▶ _SET PROBLEM_
Leaving out the pictures, retype the lines from the beginning of the listing through the line containing "plt.rcParams['font.family'] = ['Noto".

▶ _INFORMATION SHOWN_
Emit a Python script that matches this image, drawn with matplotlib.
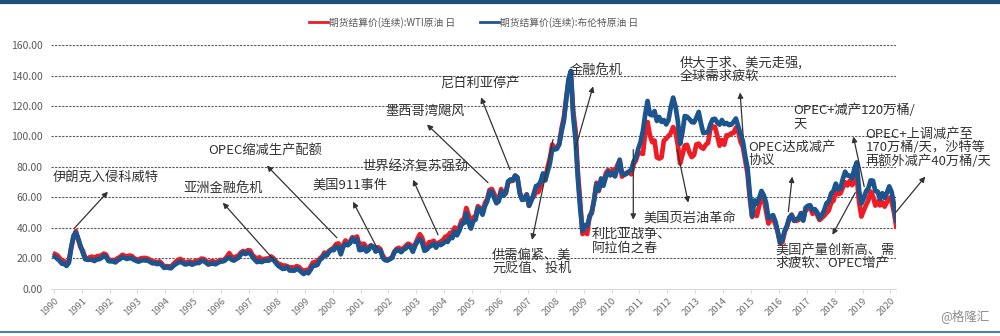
import numpy as np
from matplotlib import pyplot as plt
from matplotlib.lines import Line2D

# 中文字体
plt.rcParams['font.family'] = ['Noto Sans CJK SC', 'DejaVu Sans']

# 月度均价, 1990-01 ~ 2020-03
wti = [
    22.9, 22.1, 20.4, 18.4, 18.2, 16.9, 18.6, 27.2, 33.7, 38.0, 32.3, 27.3,  # 1990
    25.2, 20.5, 19.9, 20.8, 21.2, 20.2, 21.4, 21.7, 21.9, 23.2, 22.5, 19.5,  # 1991
    18.8, 19.0, 18.9, 20.2, 20.9, 22.4, 21.8, 21.4, 21.9, 21.7, 20.3, 19.4,  # 1992
    19.0, 20.1, 20.3, 20.3, 19.9, 19.1, 17.9, 18.0, 17.5, 18.1, 16.7, 14.5,  # 1993
    15.0, 14.8, 14.7, 16.4, 17.9, 19.1, 19.7, 18.4, 17.5, 17.7, 18.1, 17.2,  # 1994
    18.0, 18.6, 18.5, 19.9, 19.7, 18.5, 17.3, 18.0, 18.2, 17.4, 18.0, 19.0,  # 1995
    18.9, 19.1, 21.3, 23.5, 21.2, 20.4, 21.3, 21.9, 23.9, 24.9, 23.7, 25.4,  # 1996
    25.2, 22.2, 20.9, 19.7, 20.8, 19.3, 19.7, 19.9, 19.8, 21.3, 20.2, 18.3,  # 1997
    16.7, 16.1, 15.0, 15.4, 14.9, 13.7, 14.2, 13.5, 15.0, 14.4, 12.9, 11.3,  # 1998
    12.5, 12.0, 14.7, 17.3, 17.8, 17.9, 20.1, 21.3, 23.9, 22.6, 25.0, 26.1,  # 1999
    27.2, 29.4, 29.9, 25.7, 28.8, 31.8, 29.7, 31.3, 33.9, 33.1, 34.4, 28.5,  # 2000
    29.6, 29.6, 27.2, 27.4, 28.6, 27.6, 26.4, 27.4, 26.2, 22.2, 19.6, 19.4,  # 2001
    19.7, 20.7, 24.4, 26.3, 27.0, 25.5, 26.9, 28.4, 29.7, 28.9, 26.3, 29.4,  # 2002
    32.9, 35.9, 33.6, 28.3, 28.1, 30.7, 30.8, 31.6, 28.3, 30.3, 31.1, 32.2,  # 2003
    34.3, 34.7, 36.8, 36.7, 40.3, 38.0, 40.7, 44.9, 46.0, 53.1, 48.5, 43.3,  # 2004
    46.8, 48.0, 54.3, 53.0, 49.8, 56.3, 59.0, 65.0, 65.6, 62.4, 58.3, 59.4,  # 2005
    65.5, 61.6, 62.9, 69.7, 70.9, 70.9, 74.4, 73.0, 63.8, 58.9, 59.1, 62.0,  # 2006
    54.5, 59.3, 60.4, 63.9, 63.5, 67.5, 74.1, 72.4, 79.9, 85.8, 94.8, 91.7,  # 2007
    93.0, 95.4, 105.5, 112.6, 125.4, 136.0, 140.0, 116.7, 104.1, 76.6, 57.3, 36.0,  # 2008
    38.0, 36.0, 47.9, 49.7, 59.0, 69.6, 64.2, 71.1, 69.4, 75.7, 78.0, 74.5,  # 2009
    78.3, 76.4, 81.2, 84.3, 73.7, 75.3, 76.3, 76.6, 75.2, 81.9, 84.3, 89.2,  # 2010
    89.2, 88.6, 102.9, 109.5, 100.9, 96.3, 97.3, 86.3, 85.5, 86.3, 97.2, 98.6,  # 2011
    100.3, 102.2, 106.2, 103.3, 94.7, 82.3, 87.9, 94.1, 94.5, 89.5, 86.5, 87.9,  # 2012
    94.8, 95.3, 92.9, 92.0, 94.5, 95.8, 104.6, 106.6, 106.3, 100.5, 93.9, 97.6,  # 2013
    94.6, 100.8, 100.8, 102.1, 102.2, 105.8, 103.6, 96.5, 93.2, 84.4, 75.8, 59.3,  # 2014
    47.2, 50.6, 47.8, 54.5, 59.3, 59.8, 50.9, 42.9, 45.5, 46.2, 42.4, 37.2,  # 2015
    30.0, 30.5, 37.5, 40.8, 46.7, 48.8, 44.7, 44.7, 45.2, 49.8, 45.7, 52.0,  # 2016
    52.5, 53.5, 49.3, 51.1, 48.5, 45.2, 46.6, 48.0, 49.8, 51.6, 56.6, 57.9,  # 2017
    63.7, 62.2, 62.7, 66.3, 70.0, 67.9, 71.0, 68.1, 70.2, 74.0, 57.0, 47.5,  # 2018
    51.4, 55.0, 58.2, 63.9, 60.8, 54.7, 57.4, 54.8, 57.0, 54.0, 57.0, 59.9,  # 2019
    57.5, 50.5, 41.0,  # 2020
]
brent = [
    21.2, 19.8, 18.4, 16.6, 16.4, 15.1, 17.2, 27.2, 35.0, 37.0, 33.1, 28.3,  # 1990
    23.6, 19.5, 19.1, 19.2, 19.1, 18.3, 19.5, 19.5, 20.3, 21.9, 21.0, 18.3,  # 1991
    18.1, 18.2, 17.4, 18.8, 19.6, 21.1, 20.3, 19.7, 20.2, 20.2, 19.1, 18.4,  # 1992
    17.9, 18.6, 18.9, 18.7, 18.6, 17.7, 16.8, 17.0, 16.3, 16.9, 15.5, 13.8,  # 1993
    14.3, 13.8, 13.6, 15.2, 16.3, 17.2, 18.0, 17.0, 16.1, 16.3, 17.0, 15.9,  # 1994
    16.6, 17.1, 17.0, 18.5, 18.4, 17.2, 16.0, 16.5, 16.7, 16.2, 17.0, 17.9,  # 1995
    18.0, 18.5, 19.9, 20.7, 19.2, 18.6, 19.6, 20.5, 22.6, 24.0, 22.9, 23.8,  # 1996
    23.5, 20.9, 19.1, 17.6, 18.5, 17.6, 18.5, 18.6, 18.6, 19.9, 19.2, 17.1,  # 1997
    15.3, 14.2, 13.2, 13.4, 14.2, 12.1, 12.1, 12.0, 13.4, 12.6, 11.1, 9.8,  # 1998
    11.1, 10.3, 12.5, 15.3, 15.3, 15.9, 19.1, 20.2, 22.5, 22.0, 24.6, 25.5,  # 1999
    25.5, 27.8, 27.3, 22.7, 27.4, 29.8, 28.7, 30.0, 33.0, 30.9, 32.6, 25.5,  # 2000
    25.6, 27.5, 24.5, 25.7, 28.4, 27.7, 24.5, 25.7, 25.6, 20.5, 18.9, 18.6,  # 2001
    19.4, 20.3, 23.7, 25.7, 25.4, 24.1, 25.8, 26.6, 28.4, 27.5, 24.4, 28.3,  # 2002
    31.2, 32.8, 30.3, 25.0, 25.8, 27.6, 28.4, 29.8, 27.1, 29.6, 28.8, 29.8,  # 2003
    31.2, 30.9, 33.8, 33.4, 37.6, 35.2, 38.2, 42.7, 43.2, 49.8, 43.1, 39.6,  # 2004
    44.5, 45.5, 53.1, 51.9, 48.7, 54.3, 57.5, 63.9, 63.8, 59.5, 56.2, 57.6,  # 2005
    63.9, 61.1, 63.1, 70.6, 71.8, 71.2, 74.4, 73.2, 62.5, 58.4, 58.8, 62.0,  # 2006
    54.6, 57.8, 62.4, 67.5, 67.9, 70.6, 75.8, 71.2, 77.0, 82.5, 92.1, 91.5,  # 2007
    91.9, 94.8, 103.3, 110.4, 124.0, 138.0, 143.0, 113.2, 98.0, 72.5, 53.0, 38.0,  # 2008
    42.0, 41.0, 46.8, 50.9, 57.9, 68.6, 64.9, 72.5, 67.7, 73.2, 77.0, 74.7,  # 2009
    76.2, 73.8, 78.8, 84.8, 75.9, 74.8, 75.6, 77.1, 78.2, 83.5, 86.1, 92.0,  # 2010
    96.5, 103.7, 114.6, 123.3, 114.5, 113.9, 116.7, 110.2, 112.8, 109.6, 110.8, 107.9,  # 2011
    110.7, 119.3, 125.5, 119.8, 110.3, 95.2, 102.6, 113.4, 113.0, 111.5, 109.5, 109.2,  # 2012
    112.3, 116.1, 108.5, 102.3, 102.6, 102.9, 107.9, 111.3, 111.6, 109.1, 107.8, 110.8,  # 2013
    108.1, 108.9, 107.5, 107.8, 109.5, 111.8, 106.8, 101.6, 97.1, 87.4, 79.4, 62.3,  # 2014
    47.8, 58.1, 55.9, 59.5, 64.3, 61.5, 56.6, 46.5, 47.6, 48.4, 44.3, 38.0,  # 2015
    30.5, 32.0, 38.2, 41.6, 46.7, 48.3, 44.9, 45.8, 46.6, 49.5, 44.8, 53.3,  # 2016
    54.6, 54.9, 51.6, 52.3, 50.3, 46.4, 48.5, 51.7, 56.2, 57.5, 62.7, 64.4,  # 2017
    69.1, 65.3, 66.0, 72.1, 76.9, 74.4, 74.3, 72.5, 78.9, 83.0, 64.8, 56.0,  # 2018
    59.4, 64.0, 66.1, 71.2, 71.0, 64.2, 63.9, 59.0, 62.8, 59.7, 63.2, 67.3,  # 2019
    63.7, 55.5, 45.0,  # 2020
]
years = list(range(1990, 2021))

# 注释: 文字, 文字位置(年, 价格), 箭头尾, 箭头头
notes = [
    ("伊朗克入侵科威特", (1989.96, 73.0), (1990.75, 40.1), (1991.94, 63.8)),
    ("亚洲金融危机", (1994.66, 65.1), (1997.89, 19.1), (1996.06, 56.6)),
    ("OPEC缩减生产配额", (1995.53, 90.1), (2000.15, 33.6), (1997.64, 80.9)),
    ("美国911事件", (1999.29, 67.8), (2001.59, 27.0), (2000.73, 57.2)),
    ("世界经济复苏强劲", (2001.05, 80.3), (2003.78, 35.5), (2002.88, 71.7)),
    ("墨西哥湾飓风", (2001.88, 116.4), (2005.57, 69.7), (2003.38, 107.9)),
    ("尼日利亚停产", (2003.85, 134.2), (2006.36, 78.3), (2005.32, 125.7)),
    ("金融危机", (2008.51, 142.8), (2008.69, 91.4), (2009.34, 132.9)),
    ("供需偏紧、美\n元贬值、投机", (2005.72, 18.1), (2007.90, 98.0), (2007.15, 32.2)),
    ("利比亚战争、\n阿拉伯之春", (2009.30, 31.3), (2010.78, 91.4), (2010.78, 45.4)),
    ("美国页岩油革命", (2011.13, 46.7), (2012.35, 91.4), (2012.75, 56.6)),
    ("供大于求、美元走强,\n全球需求疲软", (2012.46, 144.1), (2014.72, 100.0), (2014.61, 128.9)),
    ("OPEC达成减产\n协议", (2014.90, 88.8), (2016.34, 50.7), (2016.48, 73.7)),
    ("美国产量创新高、需\n求疲软、OPEC增产", (2015.87, 21.1), (2018.74, 63.2), (2017.92, 35.5)),
    ("OPEC+减产120万桶/\n天", (2016.52, 112.5), (2019.06, 67.1), (2018.67, 100.0)),
    ("OPEC+上调减产至\n170万桶/天，沙特等\n再额外减产40万桶/天", (2019.10, 92.6), (2020.18, 50.0), (2021.25, 73.7)),
]

fig = plt.figure(figsize=(10, 3.36), dpi=100)
ax = fig.add_axes([0.051, 0.14, 0.845, 0.726])

# 月份中点
x = 1990 + (np.arange(len(wti)) + 0.5) / 12
ax.plot(x, wti, color='#ee1c25', lw=3.4, label='期货结算价(连续):WTI原油 日', zorder=3)
ax.plot(x, brent, color='#1c558e', lw=3.4, label='期货结算价(连续):布伦特原油 日', zorder=4)

ax.set_xlim(1989.9, 2020.2)
ax.set_ylim(0, 160)
ax.set_yticks(range(0, 161, 20))
ax.set_yticklabels(['%.2f' % v for v in range(0, 161, 20)], fontsize=7.5, color='#595959')
ax.set_xticks(years)
ax.set_xticklabels([str(y) for y in years], rotation=45, ha='right', rotation_mode='anchor',
                   fontsize=6.8, color='#707070')
ax.tick_params(axis='y', length=0, pad=6)
ax.tick_params(axis='x', length=3, color='#d9d9d9', pad=2)

for v in range(20, 161, 20):
    ax.axhline(v, color='#595959', lw=0.8, ls=(0, (2, 1.2)), zorder=1)
for s in ['top', 'right', 'left']:
    ax.spines[s].set_visible(False)
ax.spines['bottom'].set_color('#d9d9d9')

for text, pos, tail, head in notes:
    ax.text(pos[0], pos[1], text, fontsize=9.5, color='#333333', ha='left', va='center',
            linespacing=1.05, zorder=6, clip_on=False)
    ax.annotate('', xy=head, xytext=tail, annotation_clip=False, zorder=5,
                arrowprops=dict(arrowstyle='-|>', color='#333333', lw=0.9, mutation_scale=8,
                                shrinkA=0, shrinkB=0))

leg = ax.legend(loc='lower center', bbox_to_anchor=(0.5, 1.035), ncol=2, frameon=False,
                fontsize=7, handlelength=2, handletextpad=0.1, columnspacing=2.5)
for t in leg.get_texts():
    t.set_color('#595959')
for h in leg.legend_handles:
    h.set_linewidth(2)

# 上下边框线
fig.add_artist(Line2D([0, 1], [0.994, 0.994], color='#1f4e79', lw=3))
fig.add_artist(Line2D([0, 1], [0.012, 0.012], color='#4a80b0', lw=1.5))
fig.text(0.99, 0.04, '@格隆汇', fontsize=9, color='#8c8c8c', ha='right', va='bottom')

fig.savefig('out.png', dpi=100)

▶ _COMPLETED EXERCISE_
Emit a Python script that matches this image, drawn with matplotlib.
import numpy as np
from matplotlib import pyplot as plt
from matplotlib.lines import Line2D

# 中文字体
plt.rcParams['font.family'] = ['Noto Sans CJK SC', 'DejaVu Sans']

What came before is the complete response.